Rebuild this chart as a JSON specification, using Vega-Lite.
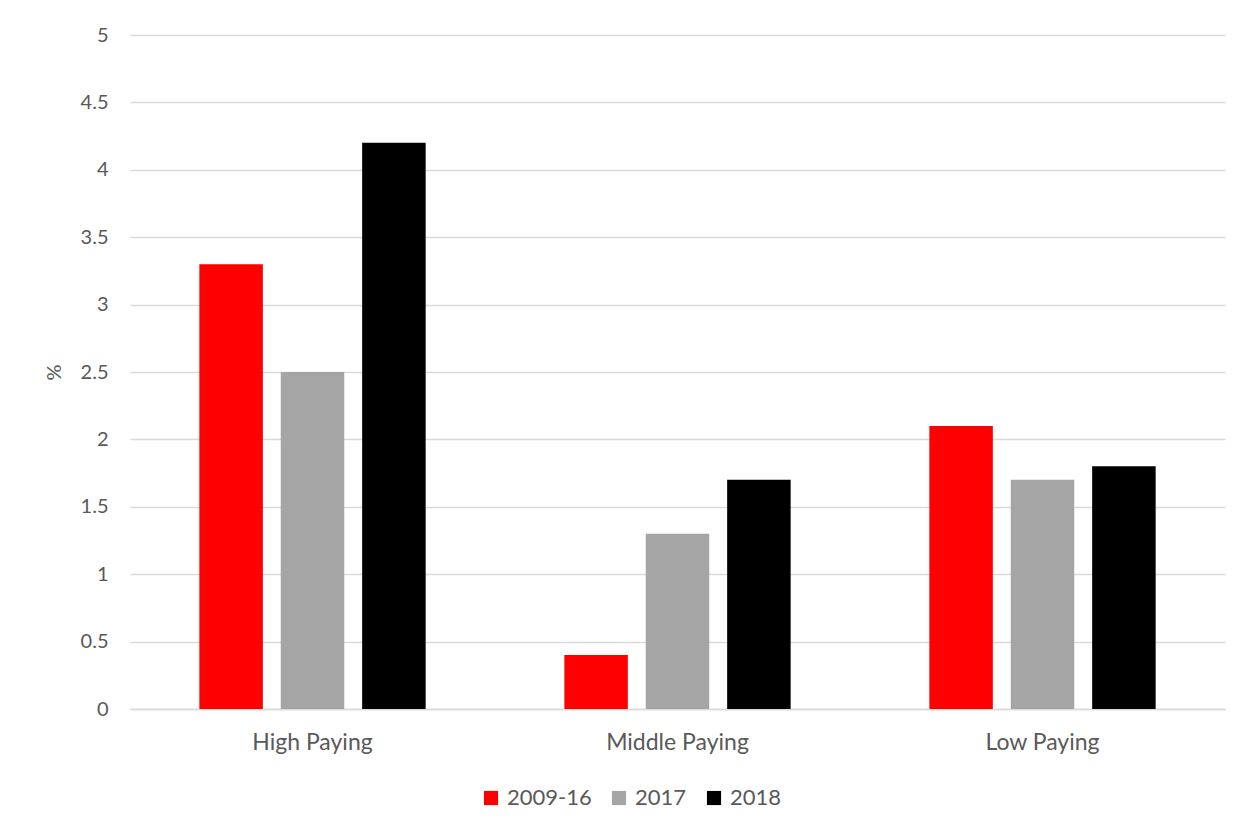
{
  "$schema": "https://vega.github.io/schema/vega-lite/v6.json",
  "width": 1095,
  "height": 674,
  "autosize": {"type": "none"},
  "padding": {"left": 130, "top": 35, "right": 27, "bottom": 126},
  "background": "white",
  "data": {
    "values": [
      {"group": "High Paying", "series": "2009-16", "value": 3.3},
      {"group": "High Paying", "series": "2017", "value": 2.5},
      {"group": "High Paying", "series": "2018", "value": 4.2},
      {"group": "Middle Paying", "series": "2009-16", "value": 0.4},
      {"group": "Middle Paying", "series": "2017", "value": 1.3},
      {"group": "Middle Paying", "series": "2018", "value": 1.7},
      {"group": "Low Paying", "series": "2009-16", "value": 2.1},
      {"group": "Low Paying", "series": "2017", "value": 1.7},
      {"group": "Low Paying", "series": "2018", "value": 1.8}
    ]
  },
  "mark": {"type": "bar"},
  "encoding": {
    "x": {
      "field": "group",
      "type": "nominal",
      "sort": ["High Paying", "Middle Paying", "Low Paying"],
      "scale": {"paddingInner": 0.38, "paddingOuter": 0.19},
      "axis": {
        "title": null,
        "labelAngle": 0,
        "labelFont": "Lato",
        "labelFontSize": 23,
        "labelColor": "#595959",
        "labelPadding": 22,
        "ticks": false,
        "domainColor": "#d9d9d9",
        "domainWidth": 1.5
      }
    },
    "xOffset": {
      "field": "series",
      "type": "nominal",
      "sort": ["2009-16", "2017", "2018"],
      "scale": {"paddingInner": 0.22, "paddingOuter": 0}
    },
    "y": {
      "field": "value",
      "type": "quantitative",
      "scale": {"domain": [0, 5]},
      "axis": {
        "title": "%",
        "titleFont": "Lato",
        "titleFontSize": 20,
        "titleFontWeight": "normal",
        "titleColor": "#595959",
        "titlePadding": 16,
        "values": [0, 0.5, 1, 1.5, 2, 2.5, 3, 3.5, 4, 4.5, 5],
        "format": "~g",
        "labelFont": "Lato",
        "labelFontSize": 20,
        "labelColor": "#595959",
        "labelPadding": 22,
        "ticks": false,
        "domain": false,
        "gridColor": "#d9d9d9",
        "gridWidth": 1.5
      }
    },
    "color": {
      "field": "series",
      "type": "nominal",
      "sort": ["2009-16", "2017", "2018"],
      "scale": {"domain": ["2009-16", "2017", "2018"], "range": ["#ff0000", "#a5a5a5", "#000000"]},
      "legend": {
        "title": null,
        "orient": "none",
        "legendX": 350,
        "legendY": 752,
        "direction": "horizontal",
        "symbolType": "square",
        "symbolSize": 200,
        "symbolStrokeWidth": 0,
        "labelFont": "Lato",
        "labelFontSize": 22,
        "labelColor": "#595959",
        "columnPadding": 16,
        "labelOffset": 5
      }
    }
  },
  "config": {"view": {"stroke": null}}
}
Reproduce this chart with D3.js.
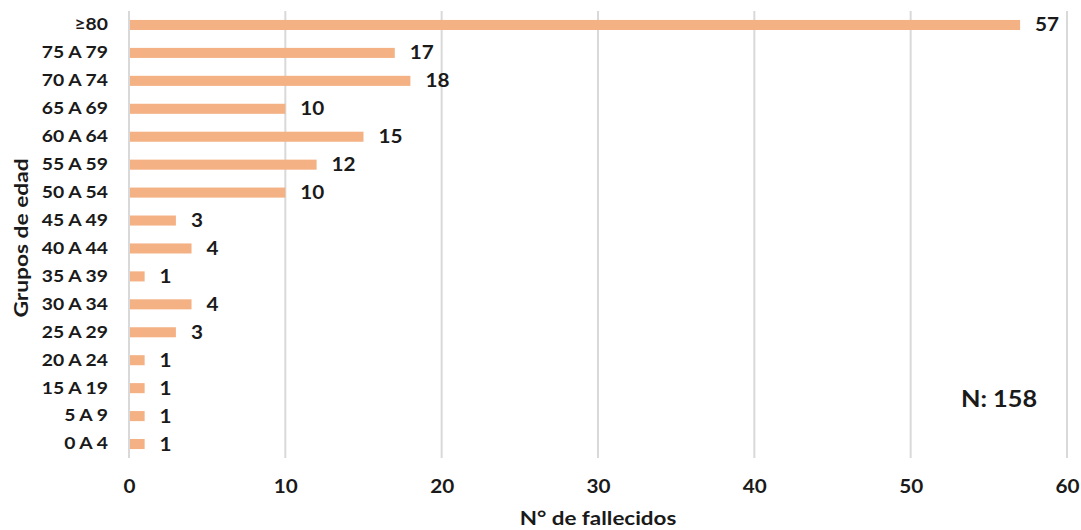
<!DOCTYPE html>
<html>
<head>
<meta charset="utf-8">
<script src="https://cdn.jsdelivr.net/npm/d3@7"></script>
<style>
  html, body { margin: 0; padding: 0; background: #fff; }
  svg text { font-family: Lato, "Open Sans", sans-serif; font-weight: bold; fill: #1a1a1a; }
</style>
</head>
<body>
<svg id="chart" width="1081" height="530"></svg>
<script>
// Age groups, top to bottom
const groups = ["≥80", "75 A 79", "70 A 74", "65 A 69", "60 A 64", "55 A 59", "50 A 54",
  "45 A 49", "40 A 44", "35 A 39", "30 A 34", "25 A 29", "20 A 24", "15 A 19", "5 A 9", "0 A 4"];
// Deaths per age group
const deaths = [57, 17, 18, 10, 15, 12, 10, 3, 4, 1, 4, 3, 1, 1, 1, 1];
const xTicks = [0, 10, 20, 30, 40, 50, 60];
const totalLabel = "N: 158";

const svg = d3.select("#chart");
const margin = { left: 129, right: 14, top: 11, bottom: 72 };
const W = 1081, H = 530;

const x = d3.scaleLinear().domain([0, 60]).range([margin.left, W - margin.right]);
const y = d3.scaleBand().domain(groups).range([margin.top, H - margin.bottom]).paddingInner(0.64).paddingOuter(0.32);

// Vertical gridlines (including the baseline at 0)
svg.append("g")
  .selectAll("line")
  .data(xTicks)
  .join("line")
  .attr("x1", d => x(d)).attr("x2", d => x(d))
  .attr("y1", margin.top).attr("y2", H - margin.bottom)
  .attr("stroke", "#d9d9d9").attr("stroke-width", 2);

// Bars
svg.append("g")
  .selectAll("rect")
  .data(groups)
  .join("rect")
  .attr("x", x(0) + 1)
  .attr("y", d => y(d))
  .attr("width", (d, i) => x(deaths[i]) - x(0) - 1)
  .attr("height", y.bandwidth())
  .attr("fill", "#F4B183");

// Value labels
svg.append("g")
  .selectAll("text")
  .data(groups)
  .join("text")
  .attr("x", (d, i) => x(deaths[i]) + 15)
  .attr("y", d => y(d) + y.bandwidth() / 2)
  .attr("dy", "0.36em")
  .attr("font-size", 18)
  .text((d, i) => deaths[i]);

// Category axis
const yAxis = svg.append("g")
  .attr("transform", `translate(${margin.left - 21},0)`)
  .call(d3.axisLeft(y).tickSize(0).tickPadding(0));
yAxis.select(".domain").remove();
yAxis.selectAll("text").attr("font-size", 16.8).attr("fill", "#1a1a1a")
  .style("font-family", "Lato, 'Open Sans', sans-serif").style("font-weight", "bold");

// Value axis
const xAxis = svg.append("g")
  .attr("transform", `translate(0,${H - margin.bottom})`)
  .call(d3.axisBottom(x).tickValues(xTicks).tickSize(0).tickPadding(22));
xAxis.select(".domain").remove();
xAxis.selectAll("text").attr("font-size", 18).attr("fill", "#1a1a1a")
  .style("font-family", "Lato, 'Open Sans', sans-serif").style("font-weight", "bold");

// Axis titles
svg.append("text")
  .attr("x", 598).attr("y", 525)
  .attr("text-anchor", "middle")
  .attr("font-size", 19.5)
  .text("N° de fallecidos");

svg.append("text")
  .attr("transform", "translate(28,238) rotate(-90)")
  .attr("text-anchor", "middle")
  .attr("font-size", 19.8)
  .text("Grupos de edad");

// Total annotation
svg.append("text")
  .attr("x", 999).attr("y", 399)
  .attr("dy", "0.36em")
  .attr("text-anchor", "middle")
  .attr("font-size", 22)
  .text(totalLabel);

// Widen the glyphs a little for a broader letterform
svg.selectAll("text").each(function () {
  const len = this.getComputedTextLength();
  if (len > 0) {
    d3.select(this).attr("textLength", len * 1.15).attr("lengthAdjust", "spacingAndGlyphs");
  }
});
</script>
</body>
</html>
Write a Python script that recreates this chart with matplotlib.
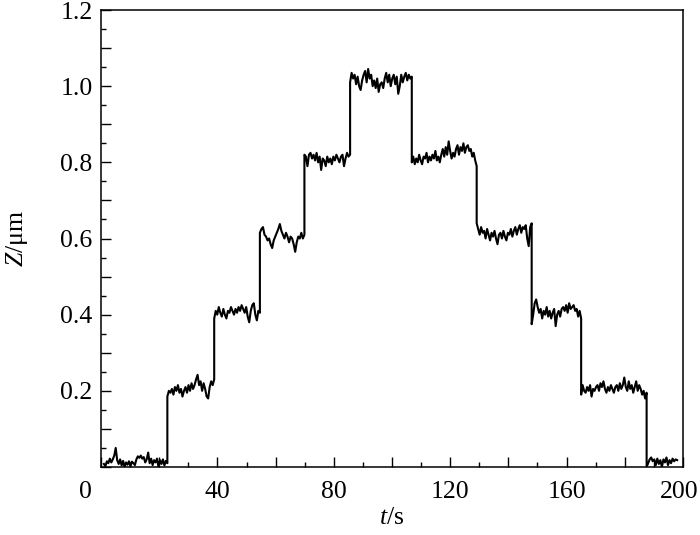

------------------------------------

= GOAL =
Repeat the material above verbatim, with no pictures in the output.

= IN RESPONSE =
Rebuild this chart as a JSON specification, using Vega-Lite.
{
  "$schema": "https://vega.github.io/schema/vega-lite/v6.json",
  "width": 1095,
  "height": 674,
  "autosize": {"type": "none"},
  "padding": {"left": 130, "top": 35, "right": 27, "bottom": 126},
  "background": "white",
  "data": {
    "values": [
      {"group": "High Paying", "series": "2009-16", "value": 3.3},
      {"group": "High Paying", "series": "2017", "value": 2.5},
      {"group": "High Paying", "series": "2018", "value": 4.2},
      {"group": "Middle Paying", "series": "2009-16", "value": 0.4},
      {"group": "Middle Paying", "series": "2017", "value": 1.3},
      {"group": "Middle Paying", "series": "2018", "value": 1.7},
      {"group": "Low Paying", "series": "2009-16", "value": 2.1},
      {"group": "Low Paying", "series": "2017", "value": 1.7},
      {"group": "Low Paying", "series": "2018", "value": 1.8}
    ]
  },
  "mark": {"type": "bar"},
  "encoding": {
    "x": {
      "field": "group",
      "type": "nominal",
      "sort": ["High Paying", "Middle Paying", "Low Paying"],
      "scale": {"paddingInner": 0.38, "paddingOuter": 0.19},
      "axis": {
        "title": null,
        "labelAngle": 0,
        "labelFont": "Lato",
        "labelFontSize": 23,
        "labelColor": "#595959",
        "labelPadding": 22,
        "ticks": false,
        "domainColor": "#d9d9d9",
        "domainWidth": 1.5
      }
    },
    "xOffset": {
      "field": "series",
      "type": "nominal",
      "sort": ["2009-16", "2017", "2018"],
      "scale": {"paddingInner": 0.22, "paddingOuter": 0}
    },
    "y": {
      "field": "value",
      "type": "quantitative",
      "scale": {"domain": [0, 5]},
      "axis": {
        "title": "%",
        "titleFont": "Lato",
        "titleFontSize": 20,
        "titleFontWeight": "normal",
        "titleColor": "#595959",
        "titlePadding": 16,
        "values": [0, 0.5, 1, 1.5, 2, 2.5, 3, 3.5, 4, 4.5, 5],
        "format": "~g",
        "labelFont": "Lato",
        "labelFontSize": 20,
        "labelColor": "#595959",
        "labelPadding": 22,
        "ticks": false,
        "domain": false,
        "gridColor": "#d9d9d9",
        "gridWidth": 1.5
      }
    },
    "color": {
      "field": "series",
      "type": "nominal",
      "sort": ["2009-16", "2017", "2018"],
      "scale": {"domain": ["2009-16", "2017", "2018"], "range": ["#ff0000", "#a5a5a5", "#000000"]},
      "legend": {
        "title": null,
        "orient": "none",
        "legendX": 350,
        "legendY": 752,
        "direction": "horizontal",
        "symbolType": "square",
        "symbolSize": 200,
        "symbolStrokeWidth": 0,
        "labelFont": "Lato",
        "labelFontSize": 22,
        "labelColor": "#595959",
        "columnPadding": 16,
        "labelOffset": 5
      }
    }
  },
  "config": {"view": {"stroke": null}}
}
Reproduce this chart with D3.js.
<!DOCTYPE html>
<html>
<head>
<meta charset="utf-8">
<script src="https://cdn.jsdelivr.net/npm/d3@7"></script>
<style>
  html, body { margin: 0; padding: 0; background: #fff; }
  svg text { font-family: Lato, "Open Sans", sans-serif; font-weight: bold; fill: #1a1a1a; }
</style>
</head>
<body>
<svg id="chart" width="1081" height="530"></svg>
<script>
// Age groups, top to bottom
const groups = ["≥80", "75 A 79", "70 A 74", "65 A 69", "60 A 64", "55 A 59", "50 A 54",
  "45 A 49", "40 A 44", "35 A 39", "30 A 34", "25 A 29", "20 A 24", "15 A 19", "5 A 9", "0 A 4"];
// Deaths per age group
const deaths = [57, 17, 18, 10, 15, 12, 10, 3, 4, 1, 4, 3, 1, 1, 1, 1];
const xTicks = [0, 10, 20, 30, 40, 50, 60];
const totalLabel = "N: 158";

const svg = d3.select("#chart");
const margin = { left: 129, right: 14, top: 11, bottom: 72 };
const W = 1081, H = 530;

const x = d3.scaleLinear().domain([0, 60]).range([margin.left, W - margin.right]);
const y = d3.scaleBand().domain(groups).range([margin.top, H - margin.bottom]).paddingInner(0.64).paddingOuter(0.32);

// Vertical gridlines (including the baseline at 0)
svg.append("g")
  .selectAll("line")
  .data(xTicks)
  .join("line")
  .attr("x1", d => x(d)).attr("x2", d => x(d))
  .attr("y1", margin.top).attr("y2", H - margin.bottom)
  .attr("stroke", "#d9d9d9").attr("stroke-width", 2);

// Bars
svg.append("g")
  .selectAll("rect")
  .data(groups)
  .join("rect")
  .attr("x", x(0) + 1)
  .attr("y", d => y(d))
  .attr("width", (d, i) => x(deaths[i]) - x(0) - 1)
  .attr("height", y.bandwidth())
  .attr("fill", "#F4B183");

// Value labels
svg.append("g")
  .selectAll("text")
  .data(groups)
  .join("text")
  .attr("x", (d, i) => x(deaths[i]) + 15)
  .attr("y", d => y(d) + y.bandwidth() / 2)
  .attr("dy", "0.36em")
  .attr("font-size", 18)
  .text((d, i) => deaths[i]);

// Category axis
const yAxis = svg.append("g")
  .attr("transform", `translate(${margin.left - 21},0)`)
  .call(d3.axisLeft(y).tickSize(0).tickPadding(0));
yAxis.select(".domain").remove();
yAxis.selectAll("text").attr("font-size", 16.8).attr("fill", "#1a1a1a")
  .style("font-family", "Lato, 'Open Sans', sans-serif").style("font-weight", "bold");

// Value axis
const xAxis = svg.append("g")
  .attr("transform", `translate(0,${H - margin.bottom})`)
  .call(d3.axisBottom(x).tickValues(xTicks).tickSize(0).tickPadding(22));
xAxis.select(".domain").remove();
xAxis.selectAll("text").attr("font-size", 18).attr("fill", "#1a1a1a")
  .style("font-family", "Lato, 'Open Sans', sans-serif").style("font-weight", "bold");

// Axis titles
svg.append("text")
  .attr("x", 598).attr("y", 525)
  .attr("text-anchor", "middle")
  .attr("font-size", 19.5)
  .text("N° de fallecidos");

svg.append("text")
  .attr("transform", "translate(28,238) rotate(-90)")
  .attr("text-anchor", "middle")
  .attr("font-size", 19.8)
  .text("Grupos de edad");

// Total annotation
svg.append("text")
  .attr("x", 999).attr("y", 399)
  .attr("dy", "0.36em")
  .attr("text-anchor", "middle")
  .attr("font-size", 22)
  .text(totalLabel);

// Widen the glyphs a little for a broader letterform
svg.selectAll("text").each(function () {
  const len = this.getComputedTextLength();
  if (len > 0) {
    d3.select(this).attr("textLength", len * 1.15).attr("lengthAdjust", "spacingAndGlyphs");
  }
});
</script>
</body>
</html>
Write a Python script that recreates this chart with matplotlib.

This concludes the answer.